Pakistan’s Real Effective Exchange Rate (REER), a measure of the value of a currency against a weighted average of several foreign currencies, witnessed an increase as it clocked in at 101.70 in January 2024, up from 98.83 in December 2023, data released by the State Bank of Pakistan (SBP) on Monday showed.
A REER below 100 means the country’s exports are competitive, while imports are expensive. The situation reverses when REER stands above 100 on the index.
The recent increase indicates a drop in trade competitiveness.
As per latest data by the SBP on Monday, the REER increased 2.9% month-on-month (MoM) in January 2024.
When compared with January 2023, the REER value increased 8.23%, when it had stood at 93.96.
The January 2024’s REER number is the highest since May 2021, brokerage house Arif Habib Limited said.
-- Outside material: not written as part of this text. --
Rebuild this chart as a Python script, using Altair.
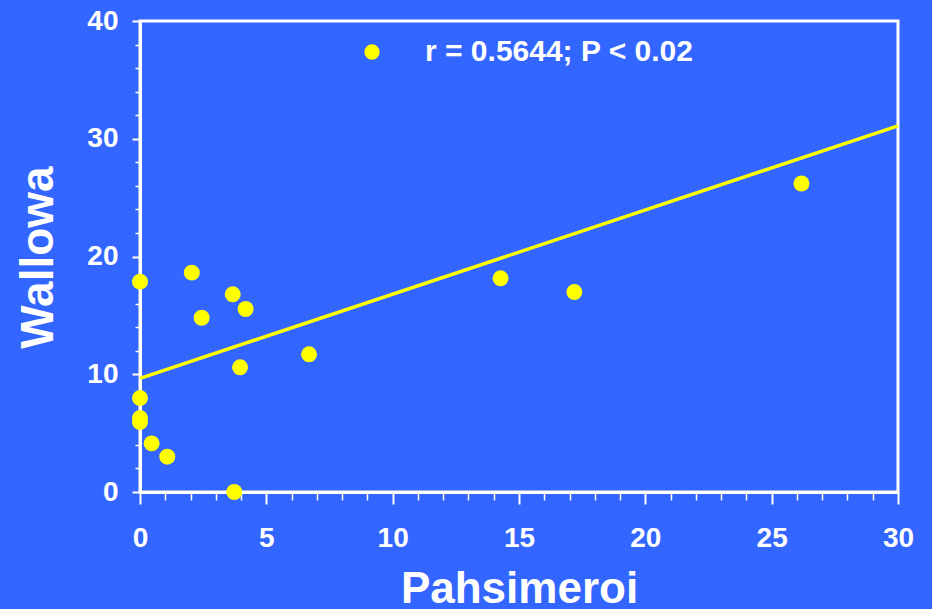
import altair as alt
import pandas as pd

# Data
pahsimeroi = [0.0, 2.05, 2.44, 3.67, 4.18, 3.96, 6.69, 0.0, 0.0, 0.0, 0.46, 1.08, 3.73, 14.27, 17.19, 26.18]
wallowa = [17.86, 18.63, 14.8, 16.79, 15.54, 10.59, 11.69, 7.98, 6.28, 5.94, 4.13, 3.0, 0.0, 18.15, 16.98, 26.2]
fit_x = [0, 30]
fit_y = [9.65, 31.1]
legend_label = "r = 0.5644; P < 0.02"

x_major = [0, 5, 10, 15, 20, 25, 30]
x_minor = [v for v in range(0, 31) if v % 5 != 0]
y_major = [0, 10, 20, 30, 40]
y_minor = [v for v in range(0, 41, 2) if v % 10 != 0]

FONT = "Liberation Sans"
BG = "#3366FF"
YELLOW = "#FFFF00"

pts = pd.DataFrame({"Pahsimeroi": pahsimeroi, "Wallowa": wallowa,
                    "series": [legend_label] * len(pahsimeroi)})
fit = pd.DataFrame({"Pahsimeroi": fit_x, "Wallowa": fit_y})
minor = pd.DataFrame({"Pahsimeroi": [0], "Wallowa": [0]})

xs = alt.Scale(domain=[0, 30], nice=False, zero=False)
ys = alt.Scale(domain=[0, 40], nice=False, zero=False)

x_axis = alt.Axis(values=x_major, orient="bottom", grid=False,
                  domainColor="white", domainWidth=3,
                  tickColor="white", tickSize=12, tickWidth=2,
                  labelFont=FONT, labelFontSize=28, labelFontWeight="bold",
                  labelColor="white", labelPadding=20, labelFlush=False,
                  labelOverlap=False,
                  title="Pahsimeroi", titleFont=FONT, titleFontSize=44,
                  titleFontWeight="bold", titleColor="white",
                  titleX=379, titleY=110, titleBaseline="alphabetic",
                  titleAlign="center")
y_axis = alt.Axis(values=y_major, orient="left", grid=False,
                  domainColor="white", domainWidth=3,
                  tickColor="white", tickSize=8, tickWidth=2,
                  labelFont=FONT, labelFontSize=28, labelFontWeight="bold",
                  labelColor="white", labelPadding=14, labelFlush=False,
                  labelOverlap=False,
                  title="Wallowa", titleFont=FONT, titleFontSize=46,
                  titleFontWeight="bold", titleColor="white",
                  titleAngle=270, titleX=-88, titleY=236,
                  titleBaseline="alphabetic", titleAlign="center")

x_minor_axis = alt.Axis(values=x_minor, orient="bottom", grid=False, domain=False,
                        labels=False, tickColor="white", tickSize=8, tickWidth=1.5,
                        title=None)
y_minor_axis = alt.Axis(values=y_minor, orient="left", grid=False, domain=False,
                        labels=False, tickColor="white", tickSize=5, tickWidth=1.5,
                        title=None)

minor_layer = alt.Chart(minor).mark_point(opacity=0).encode(
    x=alt.X("Pahsimeroi:Q", scale=xs, axis=x_minor_axis),
    y=alt.Y("Wallowa:Q", scale=ys, axis=y_minor_axis),
)

line_layer = alt.Chart(fit).mark_line(color=YELLOW, strokeWidth=3.5, clip=False).encode(
    x=alt.X("Pahsimeroi:Q", scale=xs, axis=None),
    y=alt.Y("Wallowa:Q", scale=ys, axis=None),
)

point_layer = alt.Chart(pts).mark_point(filled=True, shape="circle", size=255,
                                        opacity=1, strokeWidth=0).encode(
    x=alt.X("Pahsimeroi:Q", scale=xs, axis=x_axis),
    y=alt.Y("Wallowa:Q", scale=ys, axis=y_axis),
    color=alt.Color("series:N", scale=alt.Scale(range=[YELLOW]),
                    legend=alt.Legend(title=None, orient="none",
                                      legendX=217, legendY=16, padding=0,
                                      symbolType="circle", symbolSize=235,
                                      symbolStrokeWidth=0, symbolOpacity=1,
                                      labelFont=FONT, labelFontSize=30,
                                      labelFontWeight="bold", labelColor="white",
                                      labelOffset=38, labelLimit=600)),
)

chart = alt.layer(minor_layer, line_layer, point_layer).resolve_axis(
    x="independent", y="independent"
).properties(
    width=758, height=471,
    autosize=alt.AutoSizeParams(type="none"),
    padding={"left": 140, "top": 21, "right": 34, "bottom": 117},
).configure(
    background=BG, font=FONT,
).configure_view(
    stroke="white", strokeWidth=3, fill=BG,
)

chart.save("out.html", embed_options={"renderer": "svg", "actions": False})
The SBP says a REER index of 100 should not be misinterpreted as denoting the equilibrium value of the currency.
“Movement of the REER away from 100 simply reflects changes relative to its average value in 2010 and is unrelated to its equilibrium value,” the central bank said in an explanatory note on the topic.
Pakistan’s REER index inches up in December, stands at 98.9
Meanwhile, the Nominal Effective Exchange Rate Index (NEER) increased by 1.25% MoM in January 2024 to a provisional value of 38.41 from 37.94 in December 2023.
On a yearly basis, the NEER index fell by 13.60% from the value of 44.46 in January 2023.
What is REER?
As per the central bank, REER is an index of the price of a basket of goods in one country relative to the price of the same basket in that country’s major trading partners.
“The prices of these baskets expressed in the same currency using the nominal exchange rate with each trading partner. The price of each trading partner’s basket is weighted by its share in imports, exports, or total foreign trade,” the SBP website says.